Not every plank of Obama’s foreign policy agenda was marred by unremarked-on setbacks and disasters. When it came to Iran, he devoted three paragraphs — around two minutes — to his fraught but so far successful efforts to persuade the government in Tehran to pause much of its nuclear program and submit to more inspections.

He portrayed the diplomacy from a realist’s point of view. Gone was any trace of the “wave of change” rhetoric; the problem was now one of national security.

“We are clear-eyed about Iran’s support for terrorist organizations like Hezbollah,” Obama said, adding that he stood ready to “exercise all options to make sure Iran does not build a nuclear weapon.”

But he sounded confident in his plan and his chances to resolve “one of the leading security challenges of our time.” If Congress passed a new bill to increase sanctions on Iran, as many lawmakers have said they would like to do despite the administration’s protestations, Obama promised to veto it, a declaration that some may view as a rebuke to the seemingly disempowered pro-Israel lobby.

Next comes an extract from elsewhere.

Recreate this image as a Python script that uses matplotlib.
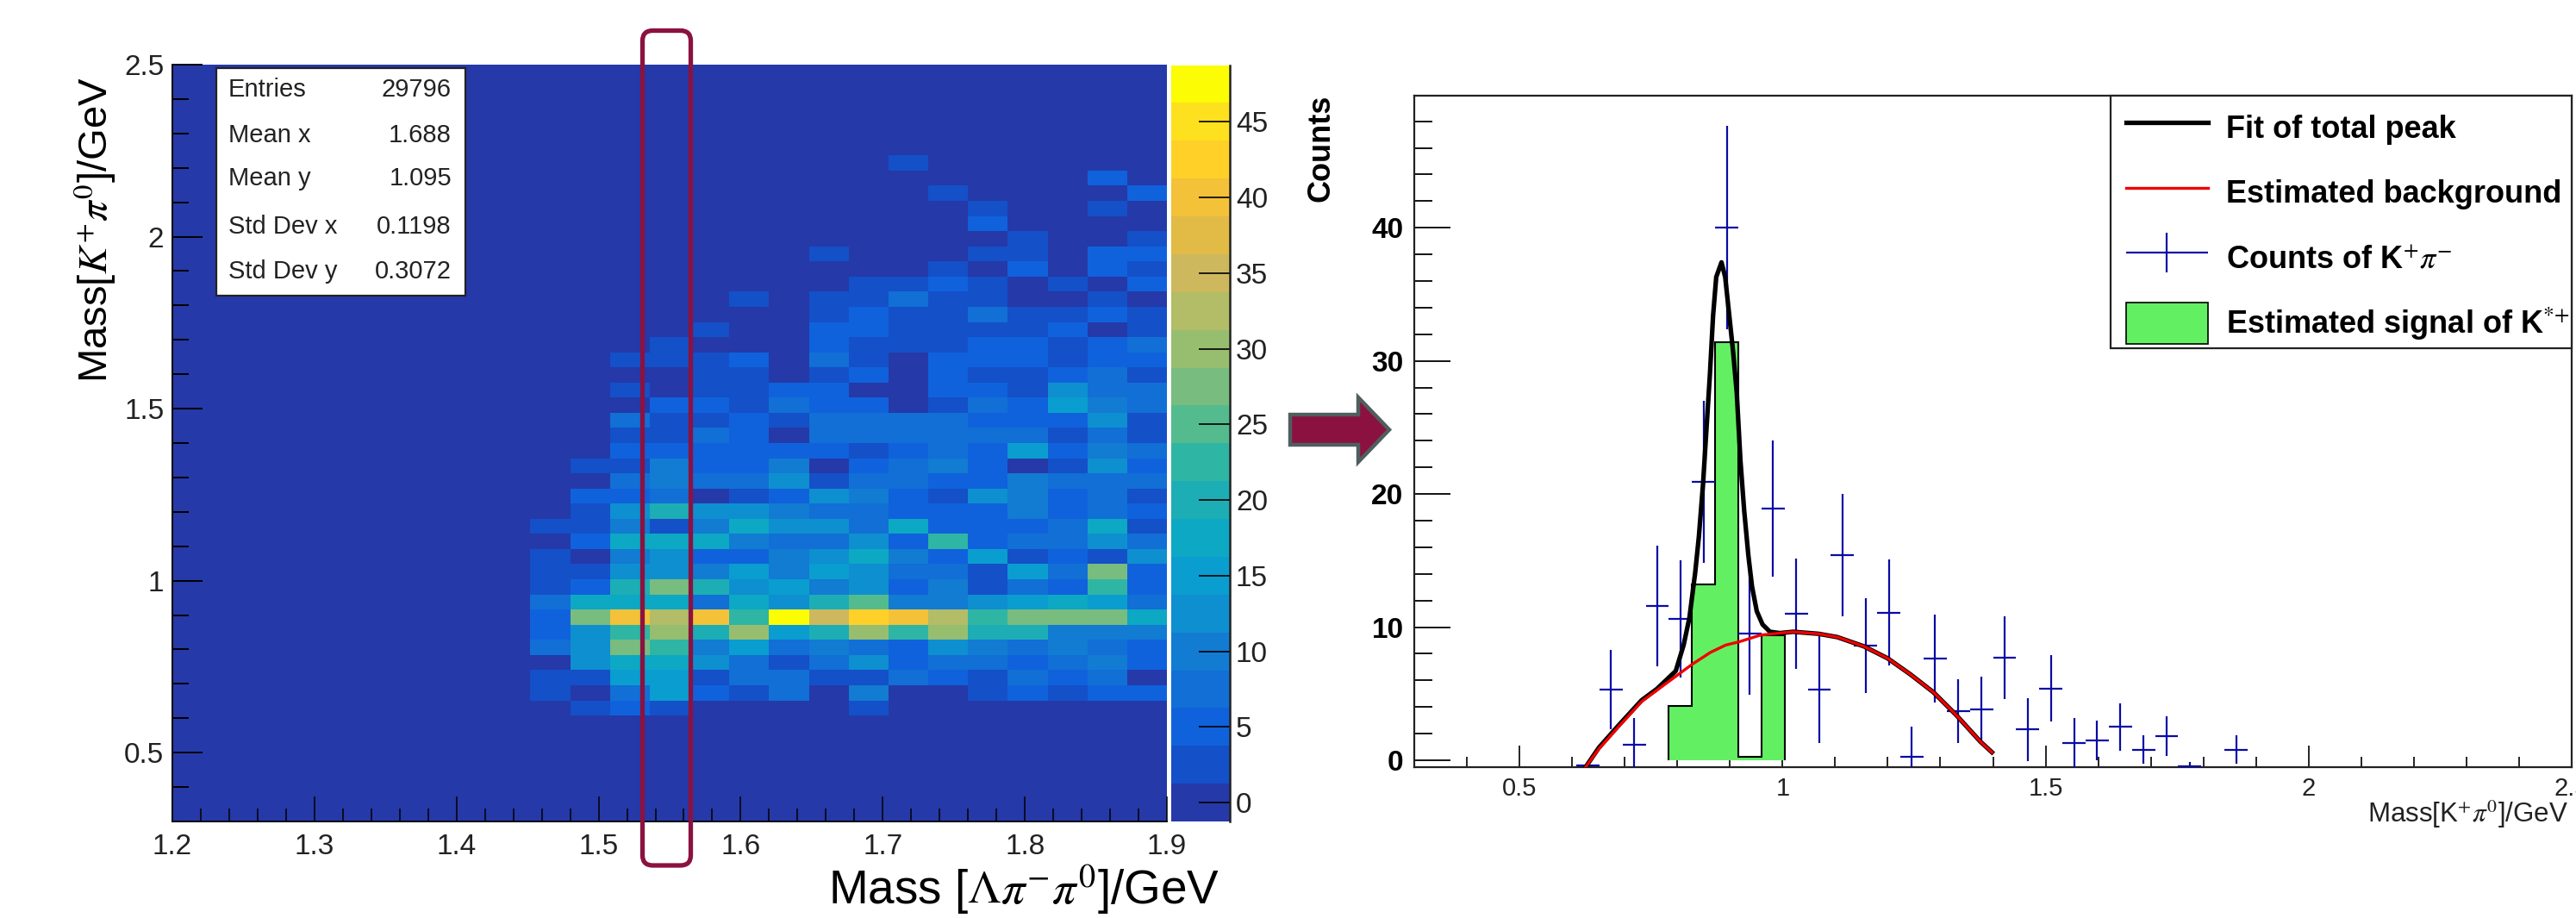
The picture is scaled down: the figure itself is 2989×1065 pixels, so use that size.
import numpy as np
import matplotlib
matplotlib.use("Agg")
import matplotlib.pyplot as plt
from matplotlib.colors import ListedColormap, BoundaryNorm
from matplotlib.container import ErrorbarContainer
from matplotlib.legend_handler import HandlerErrorbar
from matplotlib.lines import Line2D
from matplotlib.patches import FancyBboxPatch, Patch, Polygon, Rectangle
from matplotlib.ticker import MultipleLocator

plt.rcParams['font.family'] = ['Liberation Sans', 'DejaVu Sans']
plt.rcParams['mathtext.fontset'] = 'stix'

W, H = 2989, 1065

# colour levels of the 2D histogram
palette = ['#2539A8', '#1450C8', '#0F62DC', '#116FD6', '#127BD2', '#0E8FD0', '#0A9DCF',
           '#0CA8C4', '#1CAEB4', '#2FB5A4', '#54BB8F', '#79BC7F', '#97BE6F', '#B3BC66',
           '#CDB85D', '#E1BB45', '#F3C238', '#FFD027', '#FDE01E', '#FCFC04']
z_step = 2.5
cbar_ticks = [0, 5, 10, 15, 20, 25, 30, 35, 40, 45]

# 2D histogram: colour level per cell, rows bottom-up from row 7, columns from bin 9 of 25
first_row, first_col = 7, 9
z_levels = [
    [0, 1, 2, 1, 0, 0, 0, 0, 1, 0, 0, 0, 0, 0, 0, 0],
    [1, 0, 3, 6, 2, 1, 3, 0, 4, 0, 0, 1, 2, 1, 2, 2],
    [1, 1, 6, 6, 1, 3, 3, 1, 1, 3, 2, 1, 3, 2, 3, 0],
    [0, 5, 7, 7, 5, 3, 1, 3, 5, 2, 3, 3, 2, 3, 4, 2],
    [3, 5, 11, 9, 4, 6, 3, 4, 3, 2, 5, 4, 3, 4, 3, 2],
    [2, 5, 9, 12, 8, 12, 6, 8, 12, 9, 12, 8, 8, 4, 4, 4],
    [2, 11, 16, 13, 16, 9, 19, 14, 17, 16, 13, 9, 11, 11, 11, 7],
    [3, 7, 7, 7, 3, 7, 5, 8, 10, 4, 4, 5, 6, 7, 6, 3],
    [1, 2, 8, 11, 8, 5, 6, 4, 5, 2, 4, 1, 3, 2, 9, 2],
    [1, 1, 5, 5, 4, 6, 4, 6, 5, 3, 3, 1, 6, 3, 11, 2],
    [1, 0, 4, 5, 2, 2, 4, 5, 7, 4, 2, 6, 1, 2, 1, 5],
    [0, 2, 7, 7, 7, 4, 3, 3, 5, 2, 9, 2, 3, 3, 5, 3],
    [1, 1, 4, 1, 4, 7, 5, 5, 3, 7, 2, 2, 2, 3, 7, 1],
    [0, 1, 5, 8, 5, 5, 4, 3, 3, 2, 2, 2, 4, 2, 3, 2],
    [0, 2, 2, 3, 0, 1, 2, 5, 4, 2, 1, 5, 4, 2, 3, 1],
    [0, 0, 3, 4, 3, 3, 5, 1, 3, 3, 2, 2, 4, 3, 3, 3],
    [0, 1, 1, 4, 2, 2, 4, 0, 2, 3, 4, 2, 0, 1, 5, 2],
    [0, 0, 2, 2, 2, 2, 2, 2, 1, 2, 3, 2, 6, 2, 4, 3],
    [0, 0, 1, 1, 3, 2, 0, 3, 3, 3, 3, 3, 3, 1, 3, 1],
    [0, 0, 3, 1, 1, 2, 1, 3, 3, 3, 3, 2, 2, 2, 5, 1],
    [0, 0, 0, 2, 2, 1, 3, 2, 2, 0, 1, 3, 2, 6, 4, 3],
    [0, 0, 1, 0, 1, 1, 2, 2, 0, 0, 2, 2, 1, 5, 3, 3],
    [0, 0, 0, 0, 1, 1, 0, 1, 2, 0, 2, 1, 1, 2, 3, 1],
    [0, 0, 1, 1, 1, 2, 0, 3, 1, 0, 2, 2, 2, 1, 2, 2],
    [0, 0, 0, 1, 0, 0, 0, 2, 1, 1, 1, 2, 2, 1, 2, 3],
    [0, 0, 0, 0, 1, 0, 0, 2, 2, 1, 1, 1, 1, 2, 0, 1],
    [0, 0, 0, 0, 0, 0, 0, 1, 2, 1, 1, 3, 1, 1, 2, 1],
    [0, 0, 0, 0, 0, 1, 0, 1, 1, 3, 1, 1, 0, 0, 1, 0],
    [0, 0, 0, 0, 0, 0, 0, 0, 1, 1, 2, 1, 0, 1, 0, 2],
    [0, 0, 0, 0, 0, 0, 0, 0, 0, 0, 1, 0, 2, 0, 2, 1],
    [0, 0, 0, 0, 0, 0, 0, 1, 0, 0, 0, 1, 1, 0, 2, 2],
    [0, 0, 0, 0, 0, 0, 0, 0, 0, 0, 0, 0, 1, 0, 0, 1],
    [0, 0, 0, 0, 0, 0, 0, 0, 0, 0, 0, 2, 0, 0, 0, 0],
    [0, 0, 0, 0, 0, 0, 0, 0, 0, 0, 0, 1, 0, 0, 1, 0],
    [0, 0, 0, 0, 0, 0, 0, 0, 0, 0, 1, 0, 0, 0, 0, 2],
    [0, 0, 0, 0, 0, 0, 0, 0, 0, 0, 0, 0, 0, 0, 2, 0],
    [0, 0, 0, 0, 0, 0, 0, 0, 0, 1, 0, 0, 0, 0, 0, 0],
]

left_xticks = [1.2, 1.3, 1.4, 1.5, 1.6, 1.7, 1.8, 1.9]
left_yticks = [0.5, 1, 1.5, 2, 2.5]
right_xticks = [0.5, 1, 1.5, 2, 2.5]
right_yticks = [0, 10, 20, 30, 40]

stat_names = ['Entries', 'Mean x', 'Mean y', 'Std Dev x', 'Std Dev y']
stat_values = ['29796', '1.688', '1.095', '0.1198', '0.3072']

# projected counts with errors
count_x = [0.63, 0.674, 0.718, 0.762, 0.806, 0.85, 0.894, 0.938, 0.982, 1.026, 1.07, 1.114,
           1.158, 1.202, 1.246, 1.29, 1.334, 1.378, 1.422, 1.466, 1.51, 1.554, 1.598, 1.642,
           1.686, 1.73, 1.774, 1.862]
count_y = [-0.4, 5.3, 1.15, 11.6, 10.6, 20.9, 40.0, 9.5, 18.9, 11.0, 5.3, 15.4,
           8.6, 11.1, 0.25, 7.65, 3.7, 3.8, 7.7, 2.3, 5.4, 1.3, 1.5, 2.5,
           0.8, 1.8, -0.45, 0.8]
count_err = [0.1, 3.0, 2.05, 4.55, 4.4, 6.1, 7.65, 4.6, 5.1, 4.15, 4.0, 4.6,
             3.55, 4.0, 2.3, 3.3, 2.4, 2.5, 3.1, 2.35, 2.5, 1.9, 1.5, 1.8,
             1.05, 1.5, 0.3, 1.05]

# estimated signal histogram
signal_edges = [0.784, 0.828, 0.872, 0.916, 0.96, 1.004]
signal_heights = [4.05, 13.2, 31.4, 0.25, 9.4]

# curves read point by point
bkg_x = [0.626, 0.651, 0.688, 0.732, 0.761, 0.797, 0.828, 0.863, 0.892, 0.918, 0.958, 0.995,
         1.02, 1.068, 1.104, 1.155, 1.2, 1.243, 1.287, 1.33, 1.376, 1.398]
bkg_y = [-0.5, 0.85, 2.5, 4.4, 5.25, 6.3, 7.2, 8.1, 8.65, 8.9, 9.4, 9.55,
         9.65, 9.5, 9.25, 8.55, 7.65, 6.45, 5.1, 3.4, 1.4, 0.6]
fit_x = [0.626, 0.651, 0.688, 0.732, 0.761, 0.797, 0.812, 0.823, 0.834, 0.841, 0.849, 0.856,
         0.862, 0.868, 0.874, 0.884, 0.891, 0.898, 0.906, 0.913, 0.92, 0.927, 0.935, 0.942,
         0.951, 0.962, 0.976, 0.995, 1.02, 1.068, 1.104, 1.155, 1.2, 1.243, 1.287, 1.33,
         1.376, 1.398]
fit_y = [-0.5, 0.95, 2.6, 4.5, 5.35, 6.7, 8.65, 10.7, 14.1, 16.8, 20.8, 25.25,
         29.0, 33.4, 36.3, 37.4, 36.3, 33.7, 30.7, 27.6, 22.5, 18.8, 15.4, 13.05,
         11.2, 10.2, 9.65, 9.55, 9.65, 9.5, 9.25, 8.55, 7.65, 6.45, 5.1, 3.4,
         1.4, 0.6]


def axes_px(fig, x0, y0, x1, y1):
    # axes from pixel box, y measured from the top
    return fig.add_axes([x0 / W, 1 - y1 / H, (x1 - x0) / W, (y1 - y0) / H])


def px(x, y):
    return (x / W, 1 - y / H)


fig = plt.figure(figsize=(W / 100, H / 100), dpi=100, facecolor='white')

# ---- left panel ----
ax = axes_px(fig, 200, 75, 1354, 953)
x_edges = np.linspace(1.2, 1.9, 26)
y_edges = np.linspace(0.3, 2.5, 51)
z = np.zeros((50, 25))
z[first_row:first_row + len(z_levels), first_col:] = np.array(z_levels) * z_step
cmap = ListedColormap(palette)
norm = BoundaryNorm(np.arange(-1.25, 49, z_step), cmap.N)
mesh = ax.pcolormesh(x_edges, y_edges, z, cmap=cmap, norm=norm, linewidth=0)

ax.set_xticks(left_xticks)
ax.set_xticklabels([f'{v:g}' for v in left_xticks])
ax.set_yticks(left_yticks)
ax.set_yticklabels([f'{v:g}' for v in left_yticks])
ax.xaxis.set_minor_locator(MultipleLocator(0.02))
ax.yaxis.set_minor_locator(MultipleLocator(0.1))
ax.set_xlim(1.2, 1.9)
ax.set_ylim(0.3, 2.5)
ax.tick_params(axis='x', which='major', direction='in', length=21, width=1.1, labelsize=24, pad=10, labelcolor='#222222')
ax.tick_params(axis='x', which='minor', direction='in', length=11, width=1.1)
ax.tick_params(axis='y', which='major', direction='in', length=25, width=1.4, labelsize=24, pad=7, labelcolor='#222222')
ax.tick_params(axis='y', which='minor', direction='in', length=14, width=1.4)
for s in ['top', 'right']:
    ax.spines[s].set_visible(False)
for s in ['left', 'bottom']:
    ax.spines[s].set_linewidth(1.4)

fig.text(*px(961, 1033), r'Mass [$\mathit{\Lambda}\pi^{-}\pi^{0}$]/GeV', fontsize=39.5, ha='left', va='center')
fig.text(*px(110, 266), r'Mass[$K^{+}\pi^{0}$]/GeV', fontsize=34, rotation=90, ha='center', va='center')

# stats box
fig.add_artist(Rectangle(px(251, 343), 289 / W, 264 / H, transform=fig.transFigure,
                         facecolor='white', edgecolor='#222222', linewidth=1.6, zorder=3))
stat_rows = [104, 157, 207, 263, 315]
for name, value, yy in zip(stat_names, stat_values, stat_rows):
    fig.text(*px(265, yy), name, fontsize=21, ha='left', va='center', color='#222222', zorder=4)
    fig.text(*px(524, yy), value, fontsize=21, ha='right', va='center', color='#222222', zorder=4)

# colour bar
cax = axes_px(fig, 1359, 75.5, 1427, 953)
cb = fig.colorbar(mesh, cax=cax, ticks=cbar_ticks, spacing='proportional', drawedges=False)
cb.outline.set_visible(False)
cb.minorticks_off()
cax.tick_params(direction='in', length=26, width=1.2, labelsize=24, pad=5, labelcolor='#222222', right=True)
cax.add_line(Line2D([1, 1], [0, 1], transform=cax.transAxes, color='#222222', lw=1.8, clip_on=False))

# ---- right panel ----
ax2 = axes_px(fig, 1641, 110.5, 2984, 890)
ax2.stairs(signal_heights, signal_edges, baseline=0, fill=True, facecolor='#62F062', edgecolor='none', zorder=2)
ax2.stairs(signal_heights, signal_edges, baseline=0, fill=False, edgecolor='black', linewidth=1.5, zorder=2.5)
err = ax2.errorbar(count_x, count_y, xerr=0.022, yerr=count_err, fmt='none', ecolor='#0A0AA5', elinewidth=1.6, capsize=0, zorder=3)
fit_line, = ax2.plot(fit_x, fit_y, color='black', lw=3.8, zorder=4)
bkg_line, = ax2.plot(bkg_x, bkg_y, color='#F00000', lw=2.4, zorder=5)

ax2.set_xticks(right_xticks)
ax2.set_xticklabels([f'{v:g}' for v in right_xticks])
ax2.set_yticks(right_yticks)
ax2.set_yticklabels([str(v) for v in right_yticks], fontweight='bold')
ax2.xaxis.set_minor_locator(MultipleLocator(0.1))
ax2.yaxis.set_minor_locator(MultipleLocator(2))
ax2.set_xlim(0.3, 2.5)
ax2.set_ylim(-0.52, 49.95)
ax2.tick_params(axis='x', which='major', direction='in', length=18, width=1.2, labelsize=21, pad=8, labelcolor='#222222')
ax2.tick_params(axis='x', which='minor', direction='in', length=9, width=1.2)
ax2.tick_params(axis='y', which='major', direction='in', length=30, width=1.3, labelsize=24, pad=9)
ax2.tick_params(axis='y', which='minor', direction='in', length=15, width=1.3)
for s in ax2.spines.values():
    s.set_linewidth(1.6)
    s.set_color('#222222')

fig.text(*px(2980, 945), r'Mass[K$^{+}\pi^{0}$]/GeV', fontsize=22.5, ha='right', va='center', color='#222222')
fig.text(*px(1533, 172), 'Counts', fontsize=26, fontweight='bold', rotation=90, ha='center', va='center')

# legend frame drawn apart so the box can sit where the reference has it
ax2.add_patch(Rectangle(px(2448.6, 404), 535 / W, 293.3 / H, transform=fig.transFigure, clip_on=False,
                        facecolor='white', edgecolor='#222222', linewidth=1.6, zorder=5.5))
handles = [fit_line, bkg_line, err, Patch(facecolor='#62F062', edgecolor='black', linewidth=1.2)]
labels = ['Fit of total peak', 'Estimated background', r'Counts of K$^{+}\pi^{-}$', r'Estimated signal of K$^{{*}{+}}$']
leg = ax2.legend(handles, labels, loc='upper left', bbox_to_anchor=px(2466.7, 124), bbox_transform=fig.transFigure,
                 borderaxespad=0, borderpad=0, frameon=False, prop={'size': 26, 'weight': 'bold'},
                 handlelength=2.64, handleheight=1.65, handletextpad=0.58, labelspacing=0.78,
                 handler_map={ErrorbarContainer: HandlerErrorbar(xerr_size=1.32, yerr_size=0.64, numpoints=1)})
leg.set_zorder(6)

# ---- annotations ----
fig.add_artist(FancyBboxPatch(px(745.5, 1004), 56 / W, 968.5 / H, transform=fig.transFigure, mutation_aspect=W / H,
                              boxstyle='round,pad=0,rounding_size=0.004', facecolor='none', edgecolor='#8B1240', linewidth=3.8, zorder=5))
arrow_x = [1497, 1576, 1576, 1612, 1576, 1576, 1497]
arrow_y = [481, 481, 461, 498.5, 536, 516, 516]
fig.add_artist(Polygon([px(a, b) for a, b in zip(arrow_x, arrow_y)], closed=True, transform=fig.transFigure,
                       facecolor='#8B1240', edgecolor='#4F5E5E', linewidth=3.2, zorder=5))

fig.savefig('out.png', dpi=100)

Over the course of five speeches, Obama’s foreign policy pledges have met with increasing defeats. There are occasional and exalted successes — such as troop withdrawals, nuclear negotiations with Iran and the killing of Osama bin Laden — but they stand in the shadow of unmentioned setbacks, including frayed relations with Russia and much that has occurred in the Arab world since 2011.

“We know the process will be messy,” Obama said in 2013 about Middle Eastern transitions to come. But maybe he didn’t know it would be this messy.